Zaman zaman öğretmen yetiştiren okullar bir şekilde akla ve gündeme gelir. Bir önemli tarih gelir hatırlanır. Her yıl 16 Mart gelince daha bir fazla yâd edilir öğretmen yetiştiren okullar.
Bilindiği üzere 16 Mart 1848’de Darülmuallimin’in açılmasıyla ilk öğretmen yetiştiren kurum da ülkemizde aktif hale gelmiş olur. Daha sonra Cumhuriyet’in başlarında Muallim Mektebi ve Öğretmen Okulu adını almış olsa da bu ilk tarih Öğretmen Okullarının Kuruluş Yıldönümü olarak anılmaktadır.
Zaman içerisinde köy enstitüleri, yüksek öğretmen okulları, ilk öğretmen okulları, eğitim enstitüleri, eğitim yüksek okulları, öğretmen liseleri, Anadolu öğretmen liseleri isimlerini alan bu okullar, pek çok yönden tartışmaya açık değişimler yaşamıştır.
Bu okullarda okuyanlar kadar oralarda az ya da çok görev yapanlar da hayatlarında sürekli taşıyacakları izler edinmişlerdir. Olumlu ya da olumsuz izler..
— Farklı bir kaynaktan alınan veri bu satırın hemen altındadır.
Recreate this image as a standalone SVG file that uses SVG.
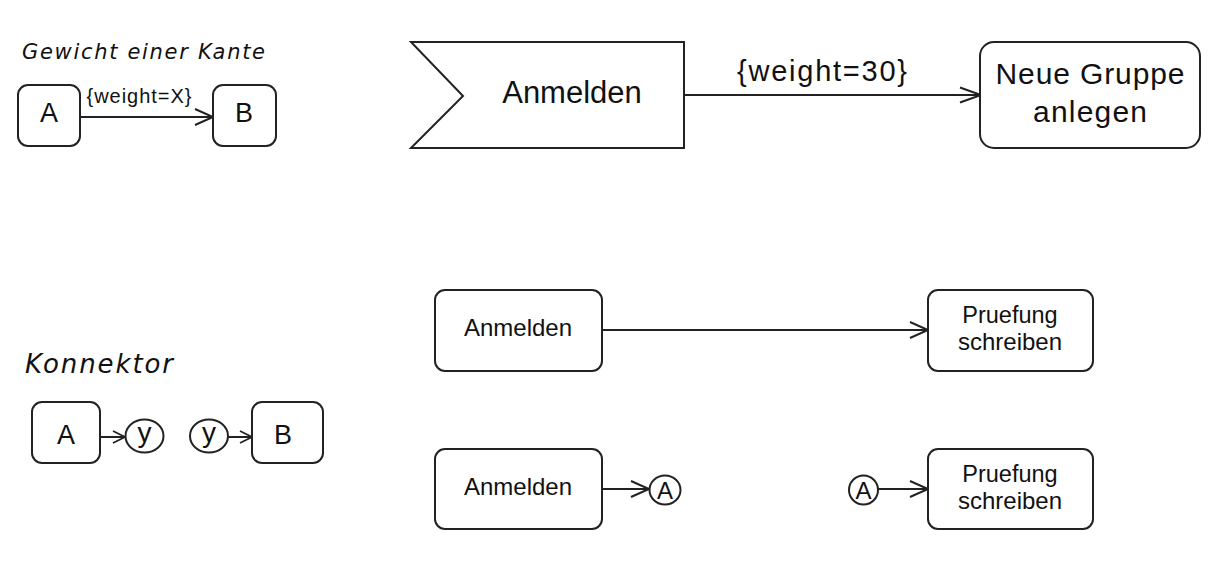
<svg xmlns="http://www.w3.org/2000/svg" width="1216" height="569" viewBox="0 0 1216 569">
<style>
.box{fill:#fff;stroke:#222;stroke-width:2}
.ln{fill:none;stroke:#222;stroke-width:2}
.t{font-family:"Liberation Sans",Arial,sans-serif;fill:#111;text-anchor:middle}
.title{font-family:"DejaVu Sans",sans-serif;font-style:italic;fill:#111}
</style>
<defs>
<marker id="arr" markerUnits="userSpaceOnUse" markerWidth="24" markerHeight="20" refX="18" refY="8" orient="auto" overflow="visible">
<path d="M0,0 L18,8 L0,16" fill="none" stroke="#222" stroke-width="2"/>
</marker>
<marker id="arrL" markerUnits="userSpaceOnUse" markerWidth="24" markerHeight="20" refX="21" refY="7.5" orient="auto" overflow="visible">
<path d="M0,0 L21,7.5 L0,15" fill="none" stroke="#222" stroke-width="2"/>
</marker>
<marker id="arrS" markerUnits="userSpaceOnUse" markerWidth="16" markerHeight="16" refX="12" refY="6" orient="auto" overflow="visible">
<path d="M0,0 L12,6 L0,12" fill="none" stroke="#222" stroke-width="1.8"/>
</marker>
</defs>
<rect width="1216" height="569" fill="#fff"/>

<text class="title" x="22" y="59" font-size="21" textLength="243">Gewicht einer Kante</text>
<text class="title" x="25" y="373" font-size="26" textLength="148">Konnektor</text>

<g id="connectors">
<line class="ln" x1="80" y1="117" x2="213" y2="117" marker-end="url(#arr)"/>
<line class="ln" x1="684" y1="95" x2="981" y2="95" marker-end="url(#arrL)"/>
<line class="ln" x1="100" y1="437" x2="125" y2="437" marker-end="url(#arrS)"/>
<line class="ln" x1="228" y1="437" x2="252" y2="437" marker-end="url(#arrS)"/>
<line class="ln" x1="602" y1="330" x2="928" y2="330" marker-end="url(#arr)"/>
<line class="ln" x1="602" y1="489" x2="649" y2="489" marker-end="url(#arr)"/>
<line class="ln" x1="878" y1="489" x2="928" y2="489" marker-end="url(#arr)"/>
<text class="t" x="139" y="103" font-size="20" textLength="105">{weight=X}</text>
<text class="t" x="822" y="81" font-size="29" textLength="170">{weight=30}</text>
</g>

<g id="nA1"><rect class="box" x="18" y="85" width="62" height="61" rx="10"/><text class="t" x="49" y="122" font-size="27">A</text></g>
<g id="nB1"><rect class="box" x="213" y="85" width="63" height="61" rx="10"/><text class="t" x="244" y="122" font-size="27">B</text></g>

<g id="nFlag"><polygon class="box" points="411,42 684,42 684,148 411,148 463,96"/><text class="t" x="572" y="103" font-size="31">Anmelden</text></g>
<g id="nNeue"><rect class="box" x="980" y="42" width="220" height="106" rx="14"/><text class="t" x="1090" y="84" font-size="30" textLength="189">Neue Gruppe</text><text class="t" x="1090" y="122" font-size="30" textLength="114">anlegen</text></g>

<g id="nA2"><rect class="box" x="32" y="402" width="68" height="61" rx="10"/><text class="t" x="66" y="444" font-size="27">A</text></g>
<g id="nY1"><ellipse class="box" cx="144.5" cy="436" rx="19" ry="16.5"/><text class="t" x="144.5" y="442" font-size="28">y</text></g>
<g id="nY2"><ellipse class="box" cx="209" cy="436" rx="19" ry="16.5"/><text class="t" x="209" y="442" font-size="28">y</text></g>
<g id="nB2"><rect class="box" x="252" y="402" width="71" height="61" rx="10"/><text class="t" x="283" y="444" font-size="27">B</text></g>

<g id="nAnm1"><rect class="box" x="435" y="290" width="167" height="81" rx="10"/><text class="t" x="518" y="336" font-size="24">Anmelden</text></g>
<g id="nPr1"><rect class="box" x="928" y="290" width="165" height="81" rx="10"/><text class="t" x="1010" y="323" font-size="23.5">Pruefung</text><text class="t" x="1010" y="350" font-size="24">schreiben</text></g>

<g id="nAnm2"><rect class="box" x="435" y="449" width="167" height="80" rx="10"/><text class="t" x="518" y="495" font-size="24">Anmelden</text></g>
<g id="nC1"><ellipse class="box" cx="665" cy="490" rx="15.5" ry="14.5" stroke-width="1.8"/><text class="t" x="665" y="499" font-size="24">A</text></g>
<g id="nC2"><ellipse class="box" cx="863.5" cy="490" rx="14.5" ry="14.5" stroke-width="1.8"/><text class="t" x="863.5" y="499" font-size="24">A</text></g>
<g id="nPr2"><rect class="box" x="928" y="449" width="165" height="80" rx="10"/><text class="t" x="1010" y="482" font-size="23.5">Pruefung</text><text class="t" x="1010" y="509" font-size="24">schreiben</text></g>
</svg>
Yolu buralardan geçmiş olanların bir aidiyet hissi ve ders niteliğinde anlatacağı bir şeyleri mutlaka vardır. Mimar Sinan Öğretmen Lisesi adıyla hizmet verdiği dönemlerde 1982-1988 yılları arasında Kayseri’nin Pınarbaşı ilçesine bağlı Pazarören kasabasında eğitim almış birisi olarak bendeniz de derin bir aidiyet hissi içerisinde olduğumu ifade etmek isterim. Bu okul şimdi fen lisesi statüsünde hizmet vermektedir. Anlatacak çok şeyimiz olduğu muhakkak..
Bu okullarla ilgili pek çok farklı değerlendirme yapılmıştır, yapılmaktadır. Fakat her dönemine ilişkin ayrı ayrı övgüleri çok duyarız. Bir önceki döneme duyulan özlem ve yaşanan nostalji kadar bir sonraki döneme dair de eleştirel değerlendirmeler yapılır. Bunlar ayrıca ve detaylı biçimde ele alınabilir. Fakat şu bir gerçektir ki, bu kurumların müdahaleye açık olması her zaman iyi sonuç vermemiştir.
Her dönemin kendi içerisinde pek çok güzellik barındırdığının farkındayız elbette. Değişimin önemine, gerekliliğine ve değerine dair kuvvetli inanışa da sahibiz. Bununla birlikte yaşanan ya da yaşatılan değişiklikler süregelen geleneği de geri dönülmez biçimde etkilemektedir. Meselâ, 1989 yılında öğretmen liseleri’nin Anadolu öğretmen lisesi yapılması her yönden olumlu sonuç vermemiştir. Ortaokul kısmı ortadan kalkmış, bölge okulu olmaktan çıkmış, kontenjanlar düşmüş, öğretmen profillerinin ve öğrenci çeşitliliğinin ani değişimi mevcut geleneği değiştirmiş, yöreye etkileri sanıldığı kadar ileriye taşıyıcı da olmamıştır.
Bu noktalar önemli derecede araştırılmaya ve analize muhtaç elbette ama her durumun çokça olumlu ve de çokça olumsuz gösterilmesine imkân veren argümanları ileri sürmek mümkündür.
Düşüncem şu ki, mücbir bir durum yoksa hiçbir eğitim kurumu mevcut işleyişi ve üretkenliği alabora edilerek "iyileştirme" işlemine tabii tutulmamalıdır. Yine bir 16 Mart geçip giderken belirtmeliyim ki, öğretmen yetiştiren kurumlar bu talihsizliği yaşamıştır.